[start of Provided data]

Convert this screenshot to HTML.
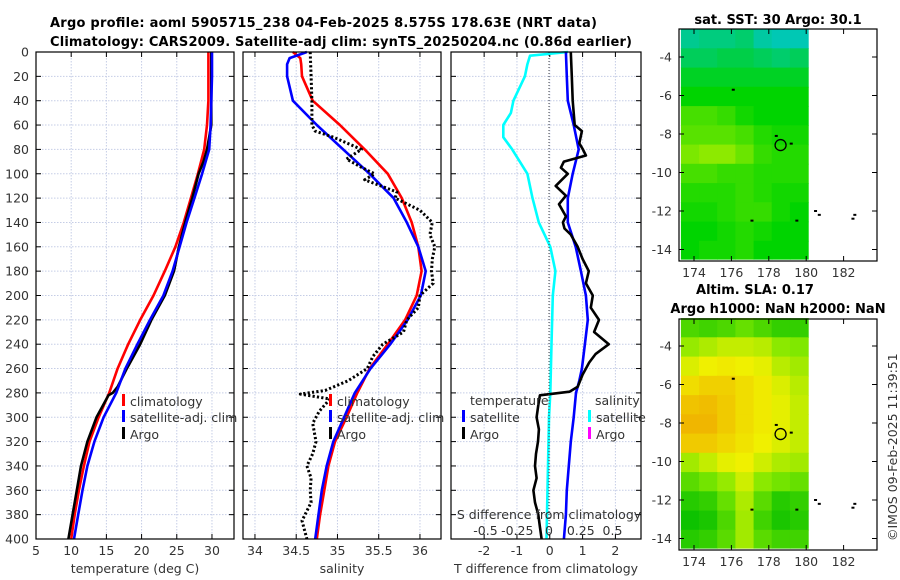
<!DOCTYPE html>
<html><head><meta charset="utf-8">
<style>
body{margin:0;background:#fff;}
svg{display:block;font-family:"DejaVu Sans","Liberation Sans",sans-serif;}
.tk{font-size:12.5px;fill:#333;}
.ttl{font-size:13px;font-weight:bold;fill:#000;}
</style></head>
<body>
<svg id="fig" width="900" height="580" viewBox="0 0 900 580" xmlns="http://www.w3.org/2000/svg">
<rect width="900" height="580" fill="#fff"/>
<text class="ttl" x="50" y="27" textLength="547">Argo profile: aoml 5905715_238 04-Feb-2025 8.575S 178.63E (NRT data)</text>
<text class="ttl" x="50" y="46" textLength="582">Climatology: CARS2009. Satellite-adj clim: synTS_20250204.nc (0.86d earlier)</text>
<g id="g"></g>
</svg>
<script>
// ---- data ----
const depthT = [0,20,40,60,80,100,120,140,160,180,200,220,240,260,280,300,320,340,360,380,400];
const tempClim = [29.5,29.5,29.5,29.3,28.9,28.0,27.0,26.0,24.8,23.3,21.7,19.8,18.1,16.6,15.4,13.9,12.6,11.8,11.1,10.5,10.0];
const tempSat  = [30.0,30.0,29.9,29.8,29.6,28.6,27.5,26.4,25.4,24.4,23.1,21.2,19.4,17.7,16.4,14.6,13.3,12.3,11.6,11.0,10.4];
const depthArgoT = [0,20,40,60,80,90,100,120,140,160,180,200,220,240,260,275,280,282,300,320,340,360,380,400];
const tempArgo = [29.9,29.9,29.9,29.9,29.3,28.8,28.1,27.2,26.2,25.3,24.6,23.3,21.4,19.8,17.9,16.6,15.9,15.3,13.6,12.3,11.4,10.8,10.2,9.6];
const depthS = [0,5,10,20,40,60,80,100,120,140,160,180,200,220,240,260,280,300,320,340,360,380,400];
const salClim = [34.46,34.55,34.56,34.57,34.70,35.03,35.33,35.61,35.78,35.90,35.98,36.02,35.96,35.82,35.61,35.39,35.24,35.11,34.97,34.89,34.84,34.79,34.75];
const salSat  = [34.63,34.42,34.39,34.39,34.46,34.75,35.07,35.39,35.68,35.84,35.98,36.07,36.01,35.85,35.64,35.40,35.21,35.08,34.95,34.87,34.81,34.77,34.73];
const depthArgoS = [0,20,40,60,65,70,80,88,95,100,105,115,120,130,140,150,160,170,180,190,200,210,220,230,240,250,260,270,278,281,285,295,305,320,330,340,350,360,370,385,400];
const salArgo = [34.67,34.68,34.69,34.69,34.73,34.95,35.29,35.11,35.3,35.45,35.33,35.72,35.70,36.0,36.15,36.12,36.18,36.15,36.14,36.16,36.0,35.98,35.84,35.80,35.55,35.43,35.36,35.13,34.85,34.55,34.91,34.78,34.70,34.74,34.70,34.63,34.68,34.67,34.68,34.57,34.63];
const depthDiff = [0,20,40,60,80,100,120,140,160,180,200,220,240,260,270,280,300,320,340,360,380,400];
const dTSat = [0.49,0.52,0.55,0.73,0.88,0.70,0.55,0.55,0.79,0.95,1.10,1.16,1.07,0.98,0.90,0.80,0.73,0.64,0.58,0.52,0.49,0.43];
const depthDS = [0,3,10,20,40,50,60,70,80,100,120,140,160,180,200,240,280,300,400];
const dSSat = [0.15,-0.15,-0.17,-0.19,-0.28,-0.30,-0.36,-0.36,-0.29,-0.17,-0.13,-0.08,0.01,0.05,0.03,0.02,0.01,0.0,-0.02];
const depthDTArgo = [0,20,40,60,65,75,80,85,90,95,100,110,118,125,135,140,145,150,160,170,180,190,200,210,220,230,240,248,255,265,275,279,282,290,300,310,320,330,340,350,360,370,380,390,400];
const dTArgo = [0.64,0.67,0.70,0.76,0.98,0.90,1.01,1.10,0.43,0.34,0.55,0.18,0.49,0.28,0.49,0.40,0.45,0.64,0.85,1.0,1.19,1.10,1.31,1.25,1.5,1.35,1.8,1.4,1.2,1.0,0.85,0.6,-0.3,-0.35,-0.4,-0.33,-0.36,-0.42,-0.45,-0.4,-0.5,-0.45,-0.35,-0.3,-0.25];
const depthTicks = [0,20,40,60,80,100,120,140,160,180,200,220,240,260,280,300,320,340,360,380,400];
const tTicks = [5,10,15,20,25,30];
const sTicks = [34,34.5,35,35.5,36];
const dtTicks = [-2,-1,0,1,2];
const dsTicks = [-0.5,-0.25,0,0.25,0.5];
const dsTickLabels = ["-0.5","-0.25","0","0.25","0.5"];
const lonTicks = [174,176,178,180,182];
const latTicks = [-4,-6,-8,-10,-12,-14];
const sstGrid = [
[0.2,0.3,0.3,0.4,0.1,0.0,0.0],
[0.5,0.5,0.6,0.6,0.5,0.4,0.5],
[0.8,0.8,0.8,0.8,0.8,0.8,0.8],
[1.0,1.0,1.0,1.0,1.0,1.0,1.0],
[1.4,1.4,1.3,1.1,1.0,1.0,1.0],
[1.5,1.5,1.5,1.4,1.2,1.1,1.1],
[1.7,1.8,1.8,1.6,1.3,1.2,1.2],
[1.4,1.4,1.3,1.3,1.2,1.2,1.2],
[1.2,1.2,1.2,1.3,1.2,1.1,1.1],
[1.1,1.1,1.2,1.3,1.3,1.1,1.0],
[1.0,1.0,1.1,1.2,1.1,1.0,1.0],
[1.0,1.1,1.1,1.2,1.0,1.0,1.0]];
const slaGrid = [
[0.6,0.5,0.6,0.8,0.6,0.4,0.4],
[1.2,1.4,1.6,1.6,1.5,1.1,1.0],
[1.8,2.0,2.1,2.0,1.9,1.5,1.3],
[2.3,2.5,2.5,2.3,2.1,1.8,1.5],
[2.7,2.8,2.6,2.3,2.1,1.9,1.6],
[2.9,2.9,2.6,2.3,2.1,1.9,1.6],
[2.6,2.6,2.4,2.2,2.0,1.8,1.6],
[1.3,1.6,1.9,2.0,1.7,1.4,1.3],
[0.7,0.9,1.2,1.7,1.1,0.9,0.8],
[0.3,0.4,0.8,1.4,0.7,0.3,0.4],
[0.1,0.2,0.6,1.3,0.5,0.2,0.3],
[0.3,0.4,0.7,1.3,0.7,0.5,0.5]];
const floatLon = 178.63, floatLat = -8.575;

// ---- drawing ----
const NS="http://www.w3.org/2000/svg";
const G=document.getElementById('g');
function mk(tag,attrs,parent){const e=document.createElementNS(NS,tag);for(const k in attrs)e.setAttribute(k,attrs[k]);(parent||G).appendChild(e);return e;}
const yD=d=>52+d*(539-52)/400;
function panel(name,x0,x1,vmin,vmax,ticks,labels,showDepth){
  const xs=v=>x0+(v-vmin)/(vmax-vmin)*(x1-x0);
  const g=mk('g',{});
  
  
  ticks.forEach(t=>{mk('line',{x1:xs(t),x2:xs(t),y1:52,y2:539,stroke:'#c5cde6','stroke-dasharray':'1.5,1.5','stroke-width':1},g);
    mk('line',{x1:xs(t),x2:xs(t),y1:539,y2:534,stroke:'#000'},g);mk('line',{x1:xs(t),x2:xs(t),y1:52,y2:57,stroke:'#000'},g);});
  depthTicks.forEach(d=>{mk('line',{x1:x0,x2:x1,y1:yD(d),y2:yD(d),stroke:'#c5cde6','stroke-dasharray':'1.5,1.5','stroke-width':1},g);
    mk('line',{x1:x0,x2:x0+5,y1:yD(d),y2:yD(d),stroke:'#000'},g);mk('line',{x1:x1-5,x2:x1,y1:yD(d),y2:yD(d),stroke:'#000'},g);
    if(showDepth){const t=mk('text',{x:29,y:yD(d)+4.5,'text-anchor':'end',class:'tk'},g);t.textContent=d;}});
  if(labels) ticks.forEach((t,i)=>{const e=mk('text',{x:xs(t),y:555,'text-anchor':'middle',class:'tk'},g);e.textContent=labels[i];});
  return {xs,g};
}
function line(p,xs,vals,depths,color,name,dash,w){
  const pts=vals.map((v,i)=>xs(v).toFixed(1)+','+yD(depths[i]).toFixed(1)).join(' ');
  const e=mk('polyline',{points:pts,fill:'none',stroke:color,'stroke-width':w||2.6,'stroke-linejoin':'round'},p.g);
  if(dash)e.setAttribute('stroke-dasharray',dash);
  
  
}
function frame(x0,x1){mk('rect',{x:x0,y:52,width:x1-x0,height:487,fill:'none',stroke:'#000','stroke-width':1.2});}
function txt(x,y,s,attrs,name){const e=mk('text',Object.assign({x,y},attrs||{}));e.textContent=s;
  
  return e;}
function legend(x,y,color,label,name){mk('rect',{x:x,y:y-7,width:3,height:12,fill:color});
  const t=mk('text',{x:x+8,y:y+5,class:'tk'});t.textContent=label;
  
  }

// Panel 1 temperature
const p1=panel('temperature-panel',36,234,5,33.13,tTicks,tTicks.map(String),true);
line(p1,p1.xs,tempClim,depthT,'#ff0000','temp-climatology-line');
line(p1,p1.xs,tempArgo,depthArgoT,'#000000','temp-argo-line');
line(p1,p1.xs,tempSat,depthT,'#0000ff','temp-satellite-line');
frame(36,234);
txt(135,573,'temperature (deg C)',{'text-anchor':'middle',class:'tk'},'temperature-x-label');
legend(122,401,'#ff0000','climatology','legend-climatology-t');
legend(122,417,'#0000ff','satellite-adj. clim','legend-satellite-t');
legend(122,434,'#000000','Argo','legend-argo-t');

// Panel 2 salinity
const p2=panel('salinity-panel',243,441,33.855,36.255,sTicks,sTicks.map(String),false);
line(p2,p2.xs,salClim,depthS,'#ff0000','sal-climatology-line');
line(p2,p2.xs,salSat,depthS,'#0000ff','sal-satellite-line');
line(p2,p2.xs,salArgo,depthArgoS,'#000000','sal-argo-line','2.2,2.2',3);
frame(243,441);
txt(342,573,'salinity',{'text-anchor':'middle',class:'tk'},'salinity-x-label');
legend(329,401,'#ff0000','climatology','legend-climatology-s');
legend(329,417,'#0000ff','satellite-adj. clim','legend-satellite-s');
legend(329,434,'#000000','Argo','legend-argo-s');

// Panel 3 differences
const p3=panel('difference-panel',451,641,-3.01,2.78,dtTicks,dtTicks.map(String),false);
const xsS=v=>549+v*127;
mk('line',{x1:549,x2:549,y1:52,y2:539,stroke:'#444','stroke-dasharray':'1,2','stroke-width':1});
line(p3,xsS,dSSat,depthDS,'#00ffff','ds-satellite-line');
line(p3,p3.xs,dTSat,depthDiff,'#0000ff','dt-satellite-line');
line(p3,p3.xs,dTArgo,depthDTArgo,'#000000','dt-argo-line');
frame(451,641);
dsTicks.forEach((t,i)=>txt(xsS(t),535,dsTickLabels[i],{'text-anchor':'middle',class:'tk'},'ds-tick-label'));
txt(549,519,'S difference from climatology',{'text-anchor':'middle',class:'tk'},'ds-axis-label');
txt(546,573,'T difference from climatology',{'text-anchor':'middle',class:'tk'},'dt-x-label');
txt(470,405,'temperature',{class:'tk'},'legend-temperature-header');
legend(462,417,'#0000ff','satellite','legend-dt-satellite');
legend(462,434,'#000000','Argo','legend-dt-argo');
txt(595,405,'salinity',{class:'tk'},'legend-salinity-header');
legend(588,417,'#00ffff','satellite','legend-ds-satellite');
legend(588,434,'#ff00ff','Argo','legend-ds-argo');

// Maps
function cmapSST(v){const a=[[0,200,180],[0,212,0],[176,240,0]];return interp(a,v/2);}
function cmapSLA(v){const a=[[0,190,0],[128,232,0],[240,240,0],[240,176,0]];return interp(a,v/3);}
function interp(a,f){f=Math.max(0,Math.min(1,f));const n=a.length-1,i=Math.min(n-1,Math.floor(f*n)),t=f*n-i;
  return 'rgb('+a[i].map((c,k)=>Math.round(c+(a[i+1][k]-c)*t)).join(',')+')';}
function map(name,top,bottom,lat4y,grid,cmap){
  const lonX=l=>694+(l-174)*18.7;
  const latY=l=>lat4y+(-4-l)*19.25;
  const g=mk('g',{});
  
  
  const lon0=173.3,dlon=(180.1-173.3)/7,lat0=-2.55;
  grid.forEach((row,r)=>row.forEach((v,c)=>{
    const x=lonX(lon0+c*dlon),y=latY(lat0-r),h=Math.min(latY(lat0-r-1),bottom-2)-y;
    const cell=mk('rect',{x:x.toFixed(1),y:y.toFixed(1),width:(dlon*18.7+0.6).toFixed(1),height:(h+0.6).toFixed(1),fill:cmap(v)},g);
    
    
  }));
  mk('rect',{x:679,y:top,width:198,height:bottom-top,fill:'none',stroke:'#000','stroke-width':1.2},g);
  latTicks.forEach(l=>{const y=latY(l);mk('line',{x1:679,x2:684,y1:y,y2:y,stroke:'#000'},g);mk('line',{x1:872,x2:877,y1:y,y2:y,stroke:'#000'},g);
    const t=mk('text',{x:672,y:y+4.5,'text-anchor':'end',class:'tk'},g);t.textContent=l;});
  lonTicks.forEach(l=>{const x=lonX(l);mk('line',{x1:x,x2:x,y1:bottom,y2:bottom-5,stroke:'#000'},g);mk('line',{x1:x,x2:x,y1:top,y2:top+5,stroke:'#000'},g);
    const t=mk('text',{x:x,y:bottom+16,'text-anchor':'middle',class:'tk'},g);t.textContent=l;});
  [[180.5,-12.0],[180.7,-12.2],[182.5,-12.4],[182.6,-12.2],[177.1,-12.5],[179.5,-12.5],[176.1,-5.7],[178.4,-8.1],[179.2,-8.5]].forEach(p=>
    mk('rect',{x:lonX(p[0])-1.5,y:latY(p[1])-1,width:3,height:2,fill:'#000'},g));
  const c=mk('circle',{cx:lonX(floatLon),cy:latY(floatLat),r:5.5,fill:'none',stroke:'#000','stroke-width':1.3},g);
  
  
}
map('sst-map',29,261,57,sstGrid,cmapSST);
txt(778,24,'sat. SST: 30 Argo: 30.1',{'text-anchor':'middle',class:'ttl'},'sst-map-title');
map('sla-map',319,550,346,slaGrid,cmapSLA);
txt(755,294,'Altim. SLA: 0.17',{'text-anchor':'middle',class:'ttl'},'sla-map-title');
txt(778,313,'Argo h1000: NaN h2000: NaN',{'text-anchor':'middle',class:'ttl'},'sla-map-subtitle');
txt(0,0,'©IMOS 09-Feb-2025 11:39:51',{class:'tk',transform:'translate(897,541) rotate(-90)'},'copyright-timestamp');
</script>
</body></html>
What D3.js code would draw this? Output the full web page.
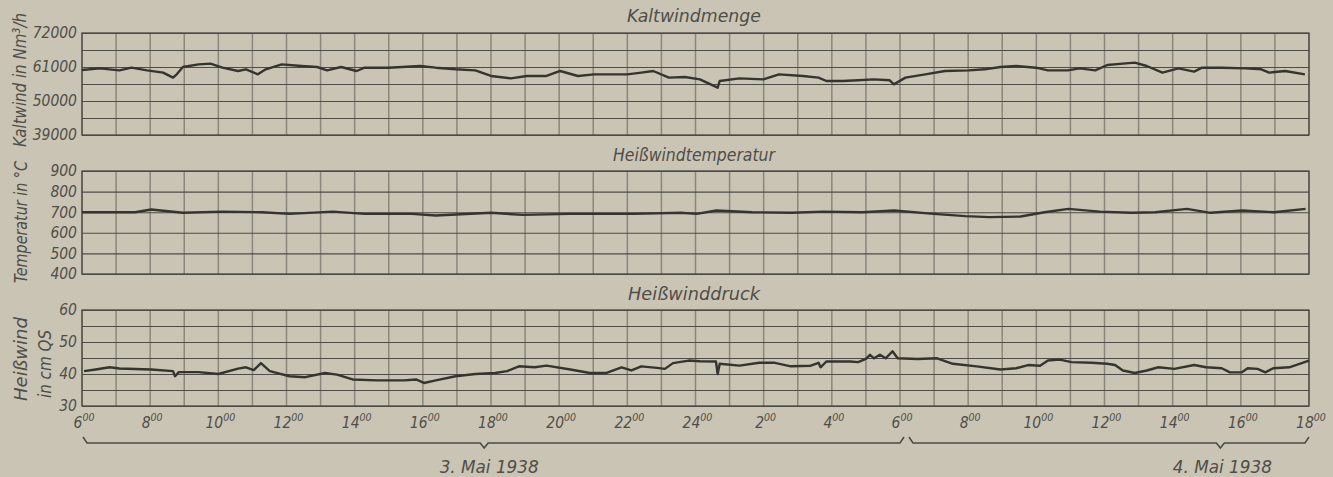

[end of Provided data]

Show each line of the data that contains the string "this".

Convert this screenshot to HTML.
What D3.js code would draw this? Output the full web page.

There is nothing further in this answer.